··· INFORMATION SUPPLIED ···
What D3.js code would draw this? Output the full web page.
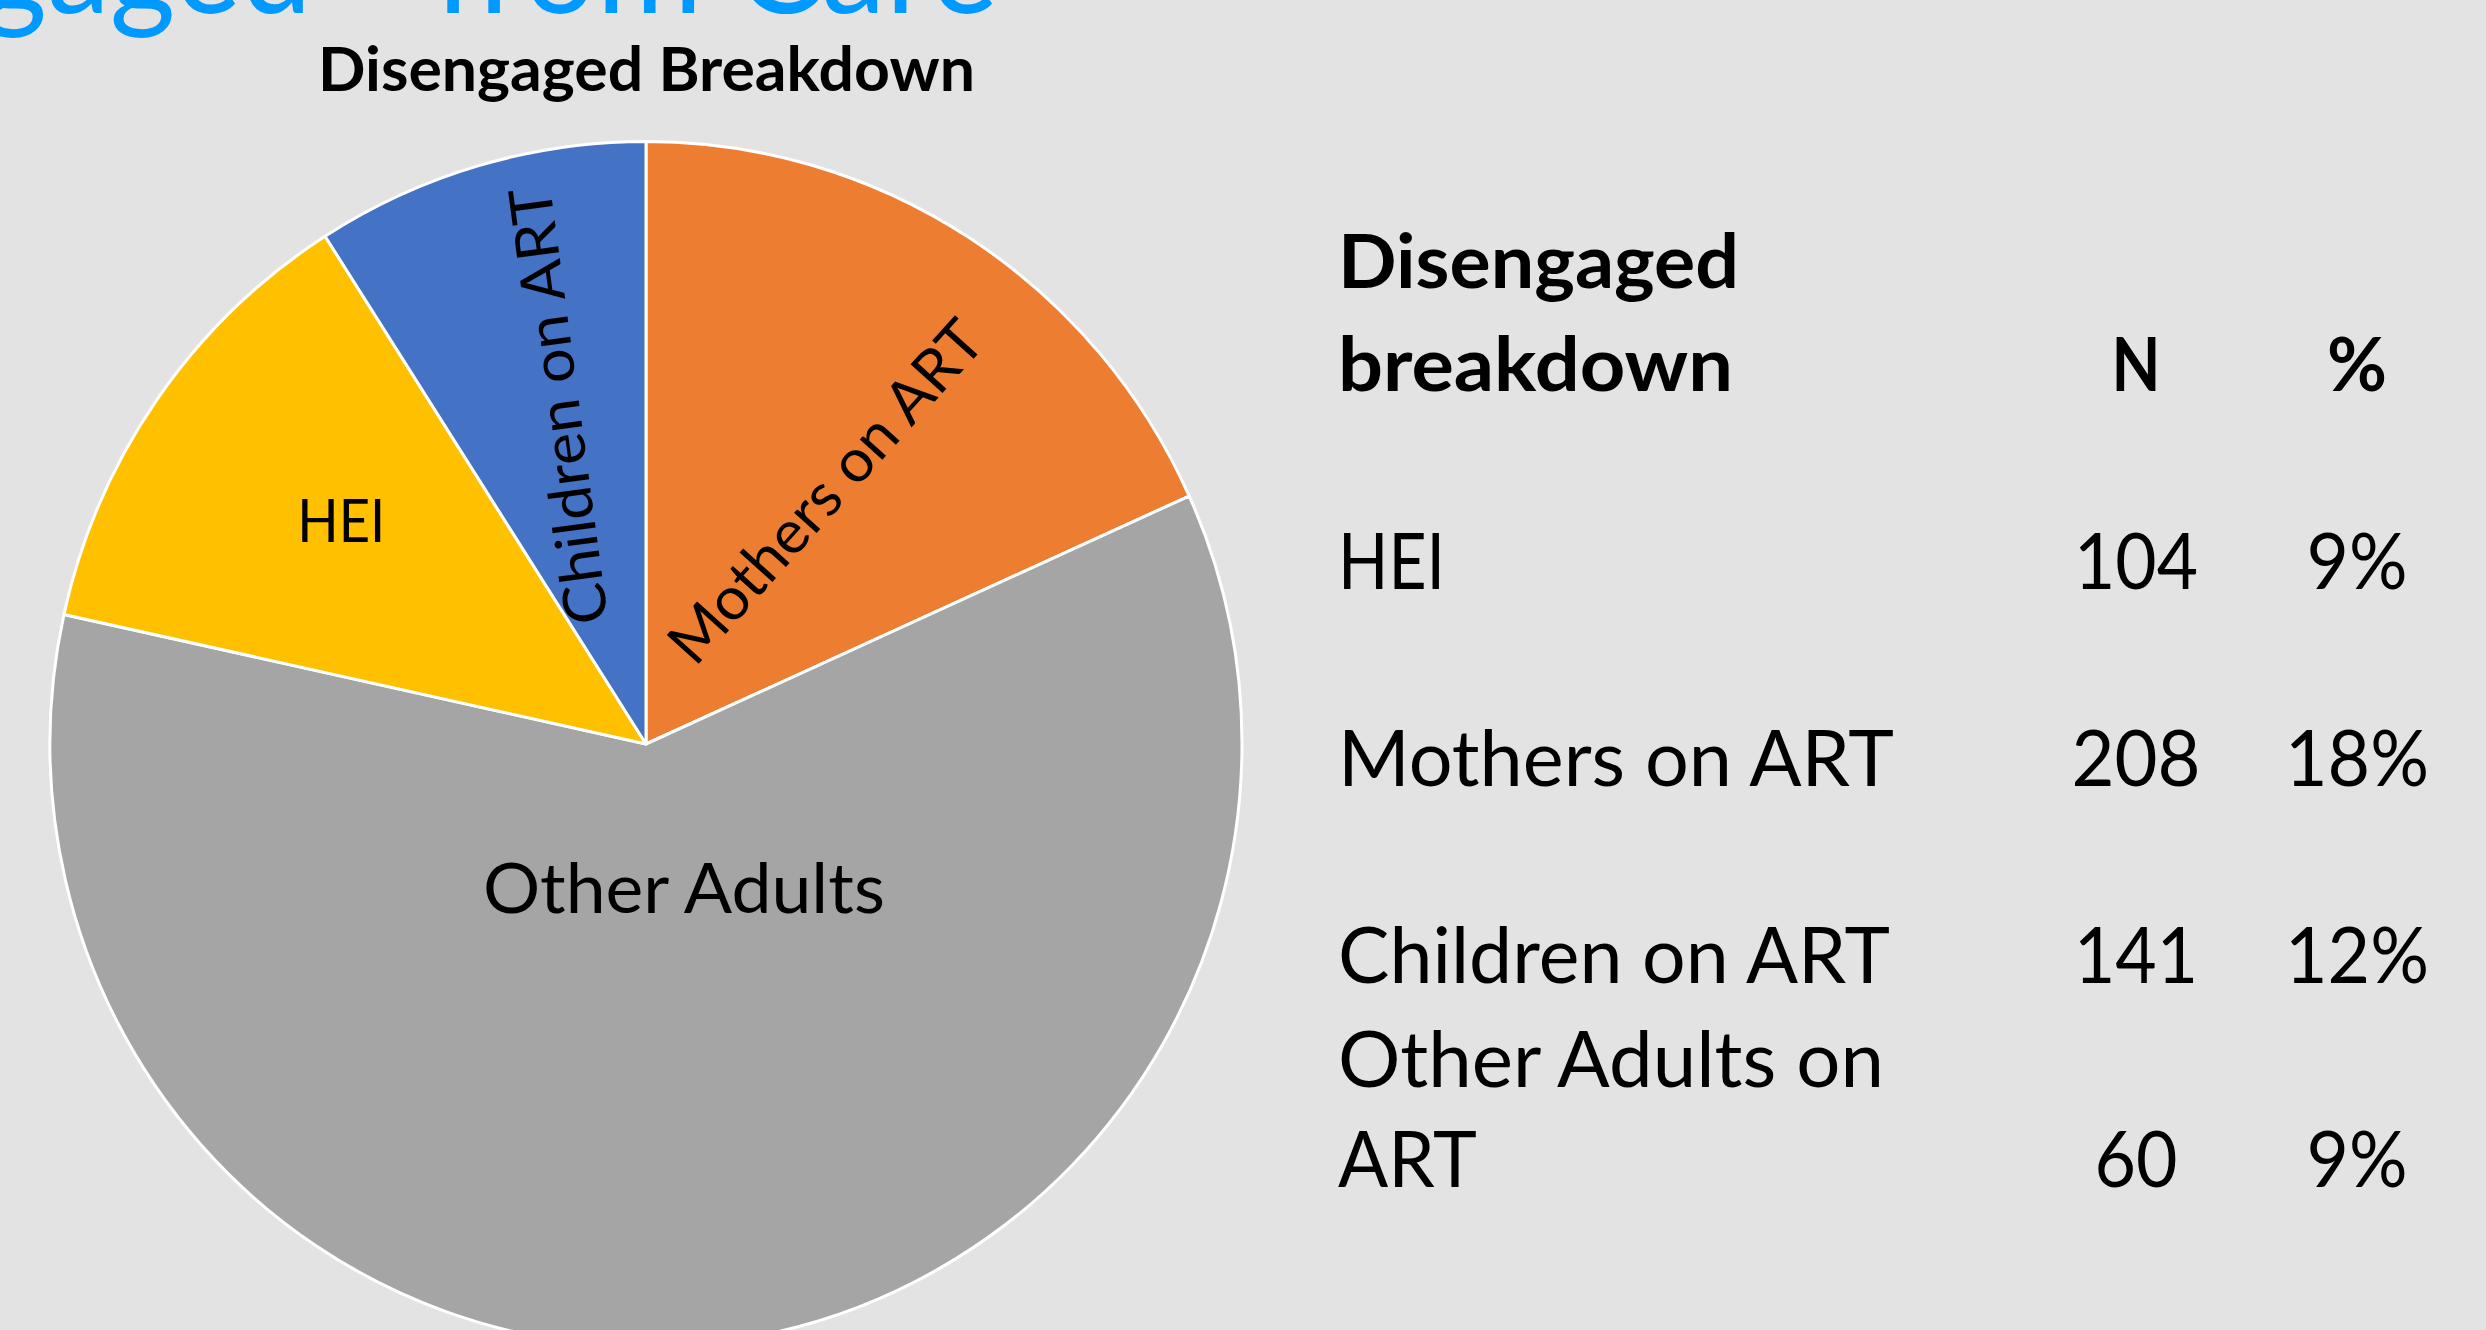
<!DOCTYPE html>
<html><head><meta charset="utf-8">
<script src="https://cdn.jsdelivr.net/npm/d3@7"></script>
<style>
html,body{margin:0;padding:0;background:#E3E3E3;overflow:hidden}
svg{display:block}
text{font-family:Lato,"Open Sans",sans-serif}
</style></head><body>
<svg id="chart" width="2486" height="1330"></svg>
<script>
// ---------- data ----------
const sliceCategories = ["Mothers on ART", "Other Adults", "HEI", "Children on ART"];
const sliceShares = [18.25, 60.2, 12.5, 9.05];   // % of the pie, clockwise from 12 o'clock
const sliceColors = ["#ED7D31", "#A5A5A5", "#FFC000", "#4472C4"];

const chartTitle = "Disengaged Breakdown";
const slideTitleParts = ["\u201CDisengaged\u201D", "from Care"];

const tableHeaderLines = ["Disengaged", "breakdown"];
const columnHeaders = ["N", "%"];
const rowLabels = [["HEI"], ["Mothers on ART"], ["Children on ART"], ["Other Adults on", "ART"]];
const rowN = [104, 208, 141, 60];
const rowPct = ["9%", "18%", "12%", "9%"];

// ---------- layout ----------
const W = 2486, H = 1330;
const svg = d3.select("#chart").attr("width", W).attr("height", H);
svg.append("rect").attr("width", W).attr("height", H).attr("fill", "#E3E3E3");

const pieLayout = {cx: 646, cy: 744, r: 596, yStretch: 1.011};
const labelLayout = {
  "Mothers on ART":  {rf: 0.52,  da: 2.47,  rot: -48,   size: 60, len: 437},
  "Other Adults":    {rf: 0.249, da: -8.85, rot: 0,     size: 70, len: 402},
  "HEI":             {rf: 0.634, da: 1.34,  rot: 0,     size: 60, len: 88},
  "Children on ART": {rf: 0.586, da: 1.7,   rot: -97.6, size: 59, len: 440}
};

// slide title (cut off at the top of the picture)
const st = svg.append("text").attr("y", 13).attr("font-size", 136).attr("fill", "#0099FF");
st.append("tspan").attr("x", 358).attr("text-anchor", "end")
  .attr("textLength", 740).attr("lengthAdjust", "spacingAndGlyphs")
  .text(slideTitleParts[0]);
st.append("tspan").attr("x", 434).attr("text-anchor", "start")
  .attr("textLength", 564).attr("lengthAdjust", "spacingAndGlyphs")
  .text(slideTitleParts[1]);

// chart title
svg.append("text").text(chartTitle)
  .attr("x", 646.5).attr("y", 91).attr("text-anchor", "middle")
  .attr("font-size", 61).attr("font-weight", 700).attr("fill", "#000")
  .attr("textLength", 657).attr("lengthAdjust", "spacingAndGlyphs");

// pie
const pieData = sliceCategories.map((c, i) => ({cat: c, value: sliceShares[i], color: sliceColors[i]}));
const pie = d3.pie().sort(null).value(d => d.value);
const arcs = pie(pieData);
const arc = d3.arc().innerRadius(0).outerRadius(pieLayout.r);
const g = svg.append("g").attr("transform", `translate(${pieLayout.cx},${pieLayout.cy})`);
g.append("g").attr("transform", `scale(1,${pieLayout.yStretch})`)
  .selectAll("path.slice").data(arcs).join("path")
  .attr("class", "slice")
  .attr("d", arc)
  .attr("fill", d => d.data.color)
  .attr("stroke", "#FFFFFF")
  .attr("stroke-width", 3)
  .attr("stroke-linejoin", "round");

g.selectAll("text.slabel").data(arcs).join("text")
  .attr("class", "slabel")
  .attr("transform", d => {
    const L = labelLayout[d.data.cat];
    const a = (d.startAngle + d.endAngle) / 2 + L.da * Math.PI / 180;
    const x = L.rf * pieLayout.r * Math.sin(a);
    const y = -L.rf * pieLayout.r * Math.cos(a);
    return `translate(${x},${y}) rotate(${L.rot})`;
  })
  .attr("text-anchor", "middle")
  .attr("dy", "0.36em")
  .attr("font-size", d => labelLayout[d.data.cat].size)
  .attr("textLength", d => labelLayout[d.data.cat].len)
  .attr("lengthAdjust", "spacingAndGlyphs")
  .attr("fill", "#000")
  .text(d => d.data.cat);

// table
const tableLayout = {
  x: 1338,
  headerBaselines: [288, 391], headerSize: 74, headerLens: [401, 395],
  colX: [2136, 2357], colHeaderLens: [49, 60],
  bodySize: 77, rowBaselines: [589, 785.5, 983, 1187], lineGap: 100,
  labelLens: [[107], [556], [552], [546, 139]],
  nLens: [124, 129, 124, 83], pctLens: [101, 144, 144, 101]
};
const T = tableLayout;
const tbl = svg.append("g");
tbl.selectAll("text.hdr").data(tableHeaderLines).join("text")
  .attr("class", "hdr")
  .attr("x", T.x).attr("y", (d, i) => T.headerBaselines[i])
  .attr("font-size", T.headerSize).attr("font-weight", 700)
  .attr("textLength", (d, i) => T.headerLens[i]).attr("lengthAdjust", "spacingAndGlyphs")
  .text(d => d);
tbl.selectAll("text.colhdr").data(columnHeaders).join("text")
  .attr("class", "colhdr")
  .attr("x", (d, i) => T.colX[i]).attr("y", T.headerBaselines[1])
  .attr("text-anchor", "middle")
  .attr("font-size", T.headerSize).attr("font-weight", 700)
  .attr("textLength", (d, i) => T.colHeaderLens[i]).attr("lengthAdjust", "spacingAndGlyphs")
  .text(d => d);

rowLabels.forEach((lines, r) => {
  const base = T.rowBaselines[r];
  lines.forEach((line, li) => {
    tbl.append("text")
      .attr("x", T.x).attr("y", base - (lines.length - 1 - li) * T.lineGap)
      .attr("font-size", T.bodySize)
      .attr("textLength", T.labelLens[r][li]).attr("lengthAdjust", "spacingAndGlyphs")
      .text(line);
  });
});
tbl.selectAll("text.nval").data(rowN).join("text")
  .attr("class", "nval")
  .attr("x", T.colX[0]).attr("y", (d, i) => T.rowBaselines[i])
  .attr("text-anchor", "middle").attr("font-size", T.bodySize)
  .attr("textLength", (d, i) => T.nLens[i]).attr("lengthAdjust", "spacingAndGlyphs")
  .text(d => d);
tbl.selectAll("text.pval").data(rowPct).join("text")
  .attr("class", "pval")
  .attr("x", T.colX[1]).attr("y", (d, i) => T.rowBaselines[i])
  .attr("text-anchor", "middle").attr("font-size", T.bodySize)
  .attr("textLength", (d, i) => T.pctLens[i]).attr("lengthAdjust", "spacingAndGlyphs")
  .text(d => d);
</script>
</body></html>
···
## OBJECTIVE
Reproduce the whole listing above word for word, but not its pictures.

## RESULT
What D3.js code would draw this? Output the full web page.
<!DOCTYPE html>
<html><head><meta charset="utf-8">
<script src="https://cdn.jsdelivr.net/npm/d3@7"></script>
<style>
html,body{margin:0;padding:0;background:#E3E3E3;overflow:hidden}
svg{display:block}
text{font-family:Lato,"Open Sans",sans-serif}
</style></head><body>
<svg id="chart" width="2486" height="1330"></svg>
<script>
// ---------- data ----------
const sliceCategories = ["Mothers on ART", "Other Adults", "HEI", "Children on ART"];
const sliceShares = [18.25, 60.2, 12.5, 9.05];   // % of the pie, clockwise from 12 o'clock
const sliceColors = ["#ED7D31", "#A5A5A5", "#FFC000", "#4472C4"];

const chartTitle = "Disengaged Breakdown";
const slideTitleParts = ["\u201CDisengaged\u201D", "from Care"];

const tableHeaderLines = ["Disengaged", "breakdown"];
const columnHeaders = ["N", "%"];
const rowLabels = [["HEI"], ["Mothers on ART"], ["Children on ART"], ["Other Adults on", "ART"]];
const rowN = [104, 208, 141, 60];
const rowPct = ["9%", "18%", "12%", "9%"];

// ---------- layout ----------
const W = 2486, H = 1330;
const svg = d3.select("#chart").attr("width", W).attr("height", H);
svg.append("rect").attr("width", W).attr("height", H).attr("fill", "#E3E3E3");

const pieLayout = {cx: 646, cy: 744, r: 596, yStretch: 1.011};
const labelLayout = {
  "Mothers on ART":  {rf: 0.52,  da: 2.47,  rot: -48,   size: 60, len: 437},
  "Other Adults":    {rf: 0.249, da: -8.85, rot: 0,     size: 70, len: 402},
  "HEI":             {rf: 0.634, da: 1.34,  rot: 0,     size: 60, len: 88},
  "Children on ART": {rf: 0.586, da: 1.7,   rot: -97.6, size: 59, len: 440}
};

// slide title (cut off at the top of the picture)
const st = svg.append("text").attr("y", 13).attr("font-size", 136).attr("fill", "#0099FF");
st.append("tspan").attr("x", 358).attr("text-anchor", "end")
  .attr("textLength", 740).attr("lengthAdjust", "spacingAndGlyphs")
  .text(slideTitleParts[0]);
st.append("tspan").attr("x", 434).attr("text-anchor", "start")
  .attr("textLength", 564).attr("lengthAdjust", "spacingAndGlyphs")
  .text(slideTitleParts[1]);

// chart title
svg.append("text").text(chartTitle)
  .attr("x", 646.5).attr("y", 91).attr("text-anchor", "middle")
  .attr("font-size", 61).attr("font-weight", 700).attr("fill", "#000")
  .attr("textLength", 657).attr("lengthAdjust", "spacingAndGlyphs");

// pie
const pieData = sliceCategories.map((c, i) => ({cat: c, value: sliceShares[i], color: sliceColors[i]}));
const pie = d3.pie().sort(null).value(d => d.value);
const arcs = pie(pieData);
const arc = d3.arc().innerRadius(0).outerRadius(pieLayout.r);
const g = svg.append("g").attr("transform", `translate(${pieLayout.cx},${pieLayout.cy})`);
g.append("g").attr("transform", `scale(1,${pieLayout.yStretch})`)
  .selectAll("path.slice").data(arcs).join("path")
  .attr("class", "slice")
  .attr("d", arc)
  .attr("fill", d => d.data.color)
  .attr("stroke", "#FFFFFF")
  .attr("stroke-width", 3)
  .attr("stroke-linejoin", "round");

g.selectAll("text.slabel").data(arcs).join("text")
  .attr("class", "slabel")
  .attr("transform", d => {
    const L = labelLayout[d.data.cat];
    const a = (d.startAngle + d.endAngle) / 2 + L.da * Math.PI / 180;
    const x = L.rf * pieLayout.r * Math.sin(a);
    const y = -L.rf * pieLayout.r * Math.cos(a);
    return `translate(${x},${y}) rotate(${L.rot})`;
  })
  .attr("text-anchor", "middle")
  .attr("dy", "0.36em")
  .attr("font-size", d => labelLayout[d.data.cat].size)
  .attr("textLength", d => labelLayout[d.data.cat].len)
  .attr("lengthAdjust", "spacingAndGlyphs")
  .attr("fill", "#000")
  .text(d => d.data.cat);

// table
const tableLayout = {
  x: 1338,
  headerBaselines: [288, 391], headerSize: 74, headerLens: [401, 395],
  colX: [2136, 2357], colHeaderLens: [49, 60],
  bodySize: 77, rowBaselines: [589, 785.5, 983, 1187], lineGap: 100,
  labelLens: [[107], [556], [552], [546, 139]],
  nLens: [124, 129, 124, 83], pctLens: [101, 144, 144, 101]
};
const T = tableLayout;
const tbl = svg.append("g");
tbl.selectAll("text.hdr").data(tableHeaderLines).join("text")
  .attr("class", "hdr")
  .attr("x", T.x).attr("y", (d, i) => T.headerBaselines[i])
  .attr("font-size", T.headerSize).attr("font-weight", 700)
  .attr("textLength", (d, i) => T.headerLens[i]).attr("lengthAdjust", "spacingAndGlyphs")
  .text(d => d);
tbl.selectAll("text.colhdr").data(columnHeaders).join("text")
  .attr("class", "colhdr")
  .attr("x", (d, i) => T.colX[i]).attr("y", T.headerBaselines[1])
  .attr("text-anchor", "middle")
  .attr("font-size", T.headerSize).attr("font-weight", 700)
  .attr("textLength", (d, i) => T.colHeaderLens[i]).attr("lengthAdjust", "spacingAndGlyphs")
  .text(d => d);

rowLabels.forEach((lines, r) => {
  const base = T.rowBaselines[r];
  lines.forEach((line, li) => {
    tbl.append("text")
      .attr("x", T.x).attr("y", base - (lines.length - 1 - li) * T.lineGap)
      .attr("font-size", T.bodySize)
      .attr("textLength", T.labelLens[r][li]).attr("lengthAdjust", "spacingAndGlyphs")
      .text(line);
  });
});
tbl.selectAll("text.nval").data(rowN).join("text")
  .attr("class", "nval")
  .attr("x", T.colX[0]).attr("y", (d, i) => T.rowBaselines[i])
  .attr("text-anchor", "middle").attr("font-size", T.bodySize)
  .attr("textLength", (d, i) => T.nLens[i]).attr("lengthAdjust", "spacingAndGlyphs")
  .text(d => d);
tbl.selectAll("text.pval").data(rowPct).join("text")
  .attr("class", "pval")
  .attr("x", T.colX[1]).attr("y", (d, i) => T.rowBaselines[i])
  .attr("text-anchor", "middle").attr("font-size", T.bodySize)
  .attr("textLength", (d, i) => T.pctLens[i]).attr("lengthAdjust", "spacingAndGlyphs")
  .text(d => d);
</script>
</body></html>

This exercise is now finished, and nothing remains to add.